(Entries):
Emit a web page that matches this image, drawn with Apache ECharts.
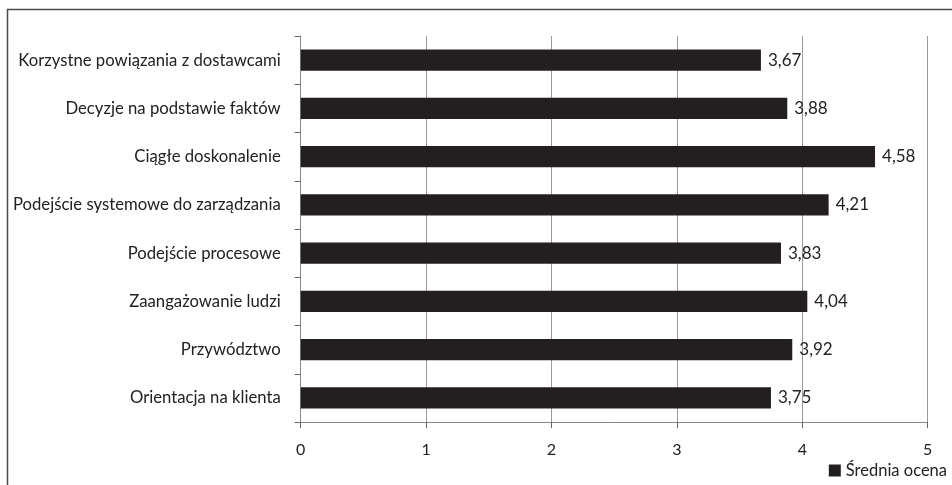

==

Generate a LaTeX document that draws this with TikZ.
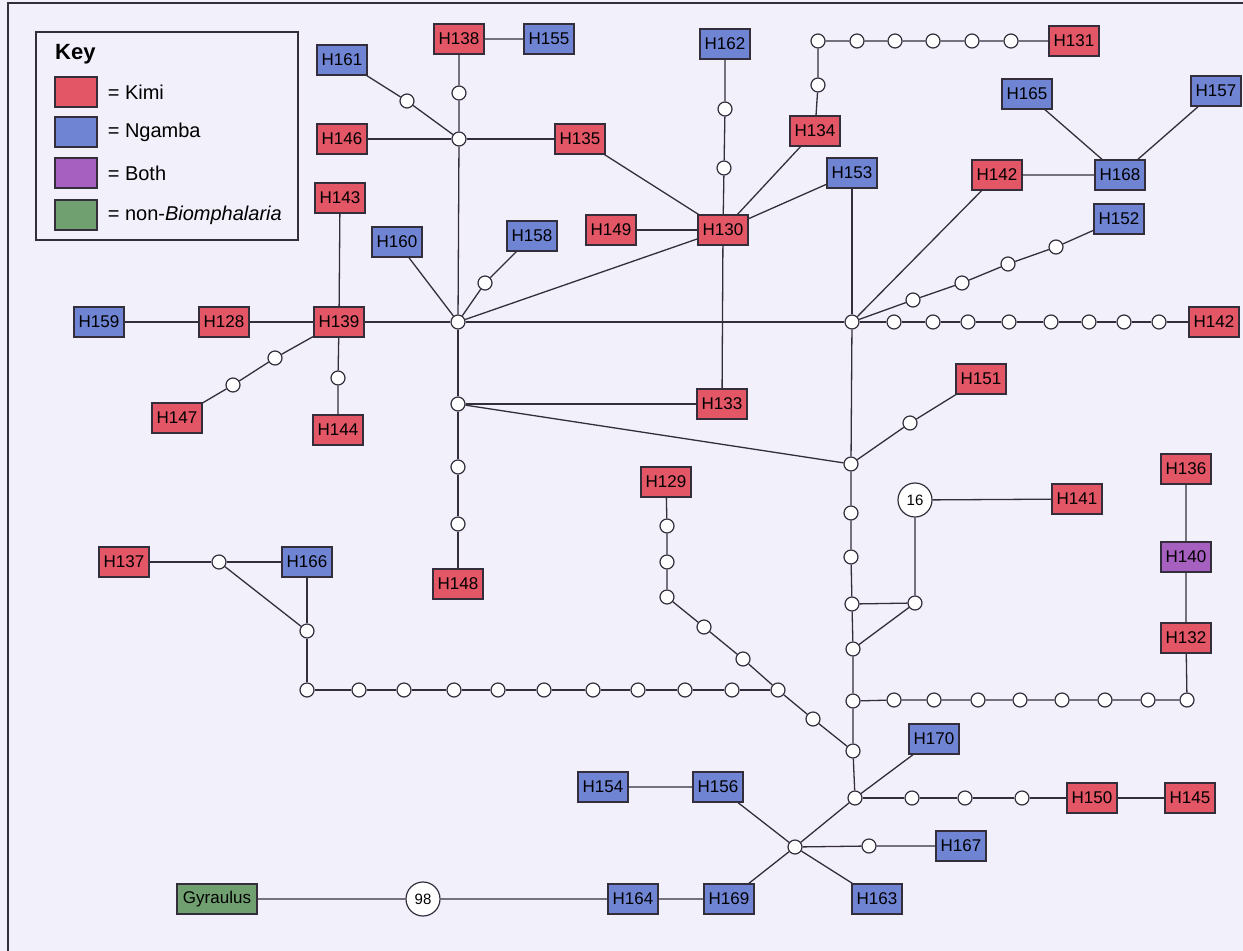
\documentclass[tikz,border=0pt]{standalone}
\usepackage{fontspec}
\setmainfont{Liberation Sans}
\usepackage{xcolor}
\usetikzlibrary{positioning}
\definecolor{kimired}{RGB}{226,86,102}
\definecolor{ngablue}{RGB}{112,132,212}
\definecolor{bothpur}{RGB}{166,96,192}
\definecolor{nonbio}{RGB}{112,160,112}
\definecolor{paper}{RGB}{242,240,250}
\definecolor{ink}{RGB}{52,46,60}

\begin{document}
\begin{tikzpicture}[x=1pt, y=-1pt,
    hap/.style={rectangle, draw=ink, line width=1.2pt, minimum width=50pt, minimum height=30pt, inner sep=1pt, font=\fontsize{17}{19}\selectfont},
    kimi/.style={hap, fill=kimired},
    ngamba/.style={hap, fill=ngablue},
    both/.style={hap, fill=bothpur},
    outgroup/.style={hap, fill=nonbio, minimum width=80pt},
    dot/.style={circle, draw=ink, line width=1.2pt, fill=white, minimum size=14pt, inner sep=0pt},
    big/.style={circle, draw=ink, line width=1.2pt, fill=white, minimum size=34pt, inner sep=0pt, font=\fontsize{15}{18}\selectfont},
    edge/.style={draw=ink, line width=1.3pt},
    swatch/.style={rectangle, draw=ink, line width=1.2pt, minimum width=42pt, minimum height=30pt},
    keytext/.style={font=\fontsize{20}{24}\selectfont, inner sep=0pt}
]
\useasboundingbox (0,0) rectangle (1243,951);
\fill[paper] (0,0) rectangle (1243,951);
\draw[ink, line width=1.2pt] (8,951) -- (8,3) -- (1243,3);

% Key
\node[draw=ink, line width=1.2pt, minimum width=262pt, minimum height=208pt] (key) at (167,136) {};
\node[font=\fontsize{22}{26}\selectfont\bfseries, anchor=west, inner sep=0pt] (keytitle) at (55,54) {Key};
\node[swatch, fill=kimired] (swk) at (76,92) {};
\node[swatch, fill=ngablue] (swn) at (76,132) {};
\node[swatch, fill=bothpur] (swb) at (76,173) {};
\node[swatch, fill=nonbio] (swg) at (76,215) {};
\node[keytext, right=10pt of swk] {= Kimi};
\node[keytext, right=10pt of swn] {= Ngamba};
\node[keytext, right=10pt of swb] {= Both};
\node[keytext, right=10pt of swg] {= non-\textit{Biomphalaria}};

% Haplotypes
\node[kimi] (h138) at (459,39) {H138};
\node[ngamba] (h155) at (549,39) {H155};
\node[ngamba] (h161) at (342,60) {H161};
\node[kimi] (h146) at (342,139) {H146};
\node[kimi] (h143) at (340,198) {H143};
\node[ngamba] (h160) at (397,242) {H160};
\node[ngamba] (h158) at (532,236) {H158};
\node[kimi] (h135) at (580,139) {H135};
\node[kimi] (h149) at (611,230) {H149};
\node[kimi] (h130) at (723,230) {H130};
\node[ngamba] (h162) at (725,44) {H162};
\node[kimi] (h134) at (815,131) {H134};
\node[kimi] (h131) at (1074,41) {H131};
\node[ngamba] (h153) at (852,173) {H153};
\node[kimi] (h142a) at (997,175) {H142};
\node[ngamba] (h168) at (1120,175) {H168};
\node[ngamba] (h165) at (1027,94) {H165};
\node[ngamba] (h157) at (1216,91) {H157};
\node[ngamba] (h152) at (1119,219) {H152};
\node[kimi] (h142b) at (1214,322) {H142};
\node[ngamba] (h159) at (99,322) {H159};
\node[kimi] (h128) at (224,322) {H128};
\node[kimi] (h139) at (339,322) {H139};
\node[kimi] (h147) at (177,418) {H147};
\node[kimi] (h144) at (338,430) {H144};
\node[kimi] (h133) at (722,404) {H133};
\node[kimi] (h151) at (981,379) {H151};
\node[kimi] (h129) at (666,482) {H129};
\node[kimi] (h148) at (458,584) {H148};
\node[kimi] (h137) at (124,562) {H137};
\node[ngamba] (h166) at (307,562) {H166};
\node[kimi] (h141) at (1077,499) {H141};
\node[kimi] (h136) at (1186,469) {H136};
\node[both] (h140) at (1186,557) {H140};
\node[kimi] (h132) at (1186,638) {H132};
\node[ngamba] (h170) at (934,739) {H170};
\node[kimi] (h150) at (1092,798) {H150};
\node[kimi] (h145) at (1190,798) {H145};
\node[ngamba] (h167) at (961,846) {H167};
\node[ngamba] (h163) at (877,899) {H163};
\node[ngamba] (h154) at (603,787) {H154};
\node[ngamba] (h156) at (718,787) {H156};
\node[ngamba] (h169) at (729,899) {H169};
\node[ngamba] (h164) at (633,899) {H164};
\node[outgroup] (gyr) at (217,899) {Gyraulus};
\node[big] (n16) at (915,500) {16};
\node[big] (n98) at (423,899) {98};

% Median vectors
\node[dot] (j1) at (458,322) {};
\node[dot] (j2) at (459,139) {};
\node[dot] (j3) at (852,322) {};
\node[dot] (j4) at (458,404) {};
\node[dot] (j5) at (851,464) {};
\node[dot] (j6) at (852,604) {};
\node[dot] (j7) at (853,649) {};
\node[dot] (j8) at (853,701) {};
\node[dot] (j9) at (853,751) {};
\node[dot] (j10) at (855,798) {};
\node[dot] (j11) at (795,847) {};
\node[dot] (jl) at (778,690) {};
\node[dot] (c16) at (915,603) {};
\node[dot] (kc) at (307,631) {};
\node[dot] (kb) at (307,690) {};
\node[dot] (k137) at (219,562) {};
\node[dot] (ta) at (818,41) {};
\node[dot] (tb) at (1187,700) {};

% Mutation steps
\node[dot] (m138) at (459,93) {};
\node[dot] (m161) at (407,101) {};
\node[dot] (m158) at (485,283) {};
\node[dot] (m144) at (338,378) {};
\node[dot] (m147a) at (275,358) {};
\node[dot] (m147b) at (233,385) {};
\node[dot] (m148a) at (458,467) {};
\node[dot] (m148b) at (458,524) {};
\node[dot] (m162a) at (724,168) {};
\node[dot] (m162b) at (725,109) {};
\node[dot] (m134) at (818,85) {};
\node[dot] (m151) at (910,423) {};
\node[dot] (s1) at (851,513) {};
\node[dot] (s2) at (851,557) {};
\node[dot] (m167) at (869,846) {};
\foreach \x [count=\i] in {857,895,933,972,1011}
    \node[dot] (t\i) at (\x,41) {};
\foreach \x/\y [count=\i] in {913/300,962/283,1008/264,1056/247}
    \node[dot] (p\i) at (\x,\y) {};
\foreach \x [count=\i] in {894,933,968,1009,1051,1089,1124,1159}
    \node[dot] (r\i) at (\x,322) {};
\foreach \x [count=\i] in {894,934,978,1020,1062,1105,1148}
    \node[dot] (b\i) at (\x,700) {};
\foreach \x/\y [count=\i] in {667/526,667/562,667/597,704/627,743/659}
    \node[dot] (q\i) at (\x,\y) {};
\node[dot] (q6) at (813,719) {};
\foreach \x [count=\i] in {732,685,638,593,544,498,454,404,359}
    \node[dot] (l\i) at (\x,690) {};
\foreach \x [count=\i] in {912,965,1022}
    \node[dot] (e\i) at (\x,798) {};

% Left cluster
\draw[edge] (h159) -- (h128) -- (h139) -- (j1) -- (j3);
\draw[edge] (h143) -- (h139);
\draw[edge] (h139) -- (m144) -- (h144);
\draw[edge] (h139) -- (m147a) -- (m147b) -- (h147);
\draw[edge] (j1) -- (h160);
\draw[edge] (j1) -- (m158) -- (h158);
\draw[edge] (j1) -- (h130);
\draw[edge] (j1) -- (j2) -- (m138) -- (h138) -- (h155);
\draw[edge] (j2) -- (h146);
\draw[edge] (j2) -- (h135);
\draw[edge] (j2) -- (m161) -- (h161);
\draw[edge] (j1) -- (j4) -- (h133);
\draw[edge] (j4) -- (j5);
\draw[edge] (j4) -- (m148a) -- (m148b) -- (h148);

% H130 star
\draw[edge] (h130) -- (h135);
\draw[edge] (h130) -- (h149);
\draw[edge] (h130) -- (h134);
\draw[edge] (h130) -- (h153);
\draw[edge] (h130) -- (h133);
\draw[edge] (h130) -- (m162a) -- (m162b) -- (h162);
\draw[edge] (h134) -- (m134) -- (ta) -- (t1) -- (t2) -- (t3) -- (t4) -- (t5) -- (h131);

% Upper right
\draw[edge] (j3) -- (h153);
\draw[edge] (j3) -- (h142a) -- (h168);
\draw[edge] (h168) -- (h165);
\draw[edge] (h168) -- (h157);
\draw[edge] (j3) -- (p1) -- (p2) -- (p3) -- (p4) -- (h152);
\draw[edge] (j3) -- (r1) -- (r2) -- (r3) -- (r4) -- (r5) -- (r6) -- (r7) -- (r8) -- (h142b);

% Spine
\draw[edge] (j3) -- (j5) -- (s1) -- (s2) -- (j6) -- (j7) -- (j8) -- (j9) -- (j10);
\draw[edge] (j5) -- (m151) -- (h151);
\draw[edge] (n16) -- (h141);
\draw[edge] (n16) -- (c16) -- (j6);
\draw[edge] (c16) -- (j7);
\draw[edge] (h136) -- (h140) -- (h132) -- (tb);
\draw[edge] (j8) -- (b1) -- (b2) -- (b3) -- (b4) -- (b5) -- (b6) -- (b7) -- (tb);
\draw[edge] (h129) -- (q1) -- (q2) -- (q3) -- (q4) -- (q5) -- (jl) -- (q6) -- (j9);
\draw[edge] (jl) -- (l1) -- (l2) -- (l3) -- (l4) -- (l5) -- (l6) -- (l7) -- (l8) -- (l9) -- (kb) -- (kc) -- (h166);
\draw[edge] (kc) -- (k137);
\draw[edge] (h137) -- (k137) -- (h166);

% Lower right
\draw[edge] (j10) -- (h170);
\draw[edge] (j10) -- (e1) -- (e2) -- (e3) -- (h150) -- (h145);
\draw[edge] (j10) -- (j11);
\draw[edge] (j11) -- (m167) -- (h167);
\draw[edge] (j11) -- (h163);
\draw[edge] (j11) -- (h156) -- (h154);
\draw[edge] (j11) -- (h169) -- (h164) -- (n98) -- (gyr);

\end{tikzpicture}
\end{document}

(Work instructions): Looking at the listing above, how many of its lines contain the string "with"? Give the number alone.

(Correct output): 2